Jetzt ist Deine Meinung zu *Nine Eleven: Charlie Sheen ergänzt Cast des Actiondramas* gefragt. 


				Bitte beachtet: Der Kommentarbereich wird gemäß der Forenregeln moderiert.





			Dieser Inhalt steht nur eingeloggten Mitgliedern zur Verfügung.
        

 Zum Artikel: Nine Eleven: Charlie Sheen ergänzt Cast des Actiondramas


----------



## Odin333 (8. März 2016)

Charle Sheens einzige gute Rolle bis heute war für mich in Hot Shots 1 + 2.

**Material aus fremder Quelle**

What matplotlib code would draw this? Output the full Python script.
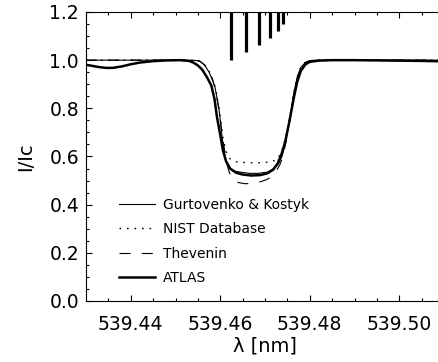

Mit absolut allem was er sonst noch getrieben hat, konnte ich 0,0 anfangen.


----------



## Enisra (8. März 2016)

gutenmorgen1 schrieb:


> Charle Sheens einzige gute Rolle bis heute war für mich in Hot Shots 1 + 2.
> 
> Mit absolut allem was er sonst noch getrieben hat, konnte ich 0,0 anfangen.



oh the Arrival war noch gut und auf Grund von dem Film wäre der sogar die perfekte Wahl für ein Gordon Freeman Darsteller gewesen
Ansonsten, naja gut, wenn die meinen das so nen Star Vehicle funktioniert


----------



## Vordack (8. März 2016)

Feris macht blau, Platoon, Wall Street, Young Guns, Die 3 Musketiere, John Malkowitch


----------



## Enisra (8. März 2016)

naja, Platoon ist überbewertet und in Being John Malkowitch hatte der jetzt auch nicht wirklich ne Hauptrolle


----------



## sauerlandboy79 (8. März 2016)

Indianer von Cleveland!!! Wie kann man den Film bloß vergessen...


----------



## Vordack (8. März 2016)

sauerlandboy79 schrieb:


> Indianer von Cleveland!!! Wie kann man den Film bloß vergessen...



Ne, den kenne ich nicht (wird nachgeholt  )

@Enisra

Überbewertet...., natürlich, wenn Du es meinst ist es ein Fakt  

Platoon - Awards - IMDb

und bei 281.000 Userwertungen auf IMDB einen Durchschnitt von 8.1 aber klar, ist überbewertet weil Enisra der Ansicht ist  Könnte auch einfach "überbewertet" sein weil der Film gut ist" LOL wer würde den auf so ne Idee kommen daß ein Oliver Stone Film gut sein könnte?


----------



## Enisra (8. März 2016)

ja Q.E.D.
als ob viele mehr als die Szene kennen in der Adagio for Strings läuft


----------



## sauerlandboy79 (8. März 2016)

Enisra schrieb:


> ja Q.E.D.
> als ob viele mehr als die Szene kennen in der Adagio for Strings läuft


Och, da ist u.a. noch die Szene mit dem sterbenden Willem Dafoe...


----------